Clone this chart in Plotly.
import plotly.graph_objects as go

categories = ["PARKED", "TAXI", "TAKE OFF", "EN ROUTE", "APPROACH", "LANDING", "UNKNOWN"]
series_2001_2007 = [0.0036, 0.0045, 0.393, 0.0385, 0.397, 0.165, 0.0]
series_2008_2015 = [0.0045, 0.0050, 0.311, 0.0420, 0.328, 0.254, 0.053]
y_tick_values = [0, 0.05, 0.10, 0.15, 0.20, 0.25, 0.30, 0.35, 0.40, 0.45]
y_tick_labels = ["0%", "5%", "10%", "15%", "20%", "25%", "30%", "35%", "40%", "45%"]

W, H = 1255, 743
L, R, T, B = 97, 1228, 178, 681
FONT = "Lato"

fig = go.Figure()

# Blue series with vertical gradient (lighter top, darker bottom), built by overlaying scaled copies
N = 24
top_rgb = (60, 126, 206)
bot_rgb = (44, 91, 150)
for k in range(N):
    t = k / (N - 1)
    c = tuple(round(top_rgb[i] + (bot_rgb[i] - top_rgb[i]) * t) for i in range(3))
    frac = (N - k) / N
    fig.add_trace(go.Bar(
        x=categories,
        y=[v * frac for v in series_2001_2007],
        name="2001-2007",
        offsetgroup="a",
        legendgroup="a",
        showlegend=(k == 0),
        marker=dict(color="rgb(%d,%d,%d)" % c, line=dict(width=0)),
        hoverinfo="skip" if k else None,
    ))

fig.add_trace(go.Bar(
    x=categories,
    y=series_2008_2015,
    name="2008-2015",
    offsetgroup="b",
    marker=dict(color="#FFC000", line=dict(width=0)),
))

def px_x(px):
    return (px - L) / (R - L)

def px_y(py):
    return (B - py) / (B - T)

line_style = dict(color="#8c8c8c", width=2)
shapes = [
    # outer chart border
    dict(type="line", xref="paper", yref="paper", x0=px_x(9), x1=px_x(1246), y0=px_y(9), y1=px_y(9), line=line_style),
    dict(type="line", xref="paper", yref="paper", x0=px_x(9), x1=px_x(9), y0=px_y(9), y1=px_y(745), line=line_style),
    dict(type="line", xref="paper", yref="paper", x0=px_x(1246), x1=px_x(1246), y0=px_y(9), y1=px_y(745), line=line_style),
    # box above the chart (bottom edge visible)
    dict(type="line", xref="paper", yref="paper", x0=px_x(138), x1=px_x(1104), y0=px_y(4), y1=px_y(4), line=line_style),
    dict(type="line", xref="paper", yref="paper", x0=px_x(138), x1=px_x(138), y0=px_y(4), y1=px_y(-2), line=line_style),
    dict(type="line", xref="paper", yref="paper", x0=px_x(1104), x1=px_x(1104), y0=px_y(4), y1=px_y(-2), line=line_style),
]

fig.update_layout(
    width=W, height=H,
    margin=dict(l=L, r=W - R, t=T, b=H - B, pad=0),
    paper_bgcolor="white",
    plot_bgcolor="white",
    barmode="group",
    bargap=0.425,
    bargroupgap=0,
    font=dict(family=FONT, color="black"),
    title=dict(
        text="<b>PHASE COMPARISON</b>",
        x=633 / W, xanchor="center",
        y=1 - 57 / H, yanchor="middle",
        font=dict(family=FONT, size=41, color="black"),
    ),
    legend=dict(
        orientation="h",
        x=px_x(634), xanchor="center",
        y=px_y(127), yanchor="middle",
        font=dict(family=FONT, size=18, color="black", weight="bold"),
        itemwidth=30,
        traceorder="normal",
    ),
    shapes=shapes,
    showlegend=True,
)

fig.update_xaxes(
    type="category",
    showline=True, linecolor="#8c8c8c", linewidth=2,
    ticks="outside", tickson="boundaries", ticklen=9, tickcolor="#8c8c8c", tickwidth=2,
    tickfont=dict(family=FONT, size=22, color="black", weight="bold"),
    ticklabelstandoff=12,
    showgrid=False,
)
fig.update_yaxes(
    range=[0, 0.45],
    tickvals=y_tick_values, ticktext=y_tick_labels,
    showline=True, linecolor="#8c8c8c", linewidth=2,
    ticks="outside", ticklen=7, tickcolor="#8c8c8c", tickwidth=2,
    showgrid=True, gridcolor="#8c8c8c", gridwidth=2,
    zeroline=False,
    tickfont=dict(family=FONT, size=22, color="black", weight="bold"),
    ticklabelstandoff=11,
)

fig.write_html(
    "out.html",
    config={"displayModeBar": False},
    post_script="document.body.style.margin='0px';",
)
◇ ◇ ◇
▶ **Your objective**:
Write out, unaltered, the lines from the opening of the listing through the line that includes "import plotly.graph_objects as go".

▶ **Solution to this problem**:
Clone this chart in Plotly.
import plotly.graph_objects as go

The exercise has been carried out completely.